Exercise 7: Bohemian Air
16th notes and full chords
Now it’s time to amp things up to the next level! First off, your left hand will wander well outside the bounds of a 5-finger position, and will begin playing full 3-note chords. Be careful with your note reading here! Observe the finger numbers for the left hand notes in order to pull this part off, especially in the slurred sections (measure 6, 8, 15-16), which requires a smooth motion in the left hand.
As if 8th notes weren’t fast enough, it’s time to try 16th notes, which are twice as fast as 8th notes (4x as fast as a quarter note!). Since there are three types of beats in the right hand (quarter notes, 8th notes, and 16th notes), pay close attention to the rhythm to make sure you’re keeping it all steady.
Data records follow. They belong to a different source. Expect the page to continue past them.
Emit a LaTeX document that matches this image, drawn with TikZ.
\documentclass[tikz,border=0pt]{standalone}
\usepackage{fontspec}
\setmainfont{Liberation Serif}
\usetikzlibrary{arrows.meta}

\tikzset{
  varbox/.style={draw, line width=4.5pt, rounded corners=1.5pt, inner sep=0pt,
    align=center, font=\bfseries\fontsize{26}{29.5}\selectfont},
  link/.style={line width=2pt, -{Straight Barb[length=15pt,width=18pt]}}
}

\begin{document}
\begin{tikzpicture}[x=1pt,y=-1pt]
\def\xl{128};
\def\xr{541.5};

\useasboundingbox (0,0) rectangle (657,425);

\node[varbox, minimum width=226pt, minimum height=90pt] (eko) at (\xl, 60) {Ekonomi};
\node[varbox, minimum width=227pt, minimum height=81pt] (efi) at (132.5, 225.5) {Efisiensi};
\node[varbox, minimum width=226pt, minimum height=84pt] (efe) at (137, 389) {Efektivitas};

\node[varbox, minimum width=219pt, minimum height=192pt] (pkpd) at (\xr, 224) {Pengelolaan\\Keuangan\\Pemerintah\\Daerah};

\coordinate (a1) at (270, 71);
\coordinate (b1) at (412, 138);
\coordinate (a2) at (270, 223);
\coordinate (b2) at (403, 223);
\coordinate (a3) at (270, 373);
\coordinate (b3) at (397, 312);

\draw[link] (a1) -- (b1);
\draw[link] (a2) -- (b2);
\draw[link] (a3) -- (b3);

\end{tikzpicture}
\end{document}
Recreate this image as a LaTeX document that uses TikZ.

Note that this is the first piece with a tempo mark on the beginning – “andante”, which means “walking speed”.
Exercise 8: Allegretto
Allegretto is a tempo marking which means “fairly fast”, so here’s where you can really fly with those 16th notes. Like in the previous tune, there is a mix of quarter, eighth and sixteenth notes here, so be very careful with your rhythm, and listen to the recording to get a sense of how it’ll sound. As with any fast piece, it’s best to start slow, and once you’ve mastered it at a slow tempo, speed it up incrementally.
This piece is written in parallel motion in a 5-finger position, which means the right and left hands play the same notes at the same time. At first, this can be a challenging technique, so don’t be concerned if your fingers initially try to rebel.
Sometimes in music, instead of a mark for crescendo or diminuendo, you’ll see an abbreviation of the word on the score, like how it says “cresc.” in this piece. The meaning is the same, it’s just a different way to mark it in.
Exercise 9: Allegro
Right hand movement
Allegro is a tempo marking with means “fast”, but happily it’s not too tough to play this one fast because of the absence of 8th and 16th notes.
The left hand does a broken chord pattern like exercise 4, except for the third line where there’s not much else except for staccato “G’s” – keep these light, and try to put a slight emphasis on the first beat of each measure to drive the rhythm. A difficult part of the piece occurs when the right hand plays smooth while the left plays staccato (third line) – really watch that your hands are acting independently, instead of just copying each other.
For the first time, the right hand makes a journey above high G, all the way to a high C in the last line. Follow the finger numbers carefully to do this with as much ease as possible.
Exercise 10: Allegretto
Right hand movement, part 2
Here’s a tune you’re probably familiar with – “twinkle twinkle”. The most important thing in this piece is to get used to stretching your hands differently – instead of the right hand using finger 1 for C, and finger 5 for G, this time you’ll use finger 4 on G to allow the pinkie to stretch to A. This can be a challenge at first, but make sure to master it because the further along we get, the less you’re going to be staying in any one hand position.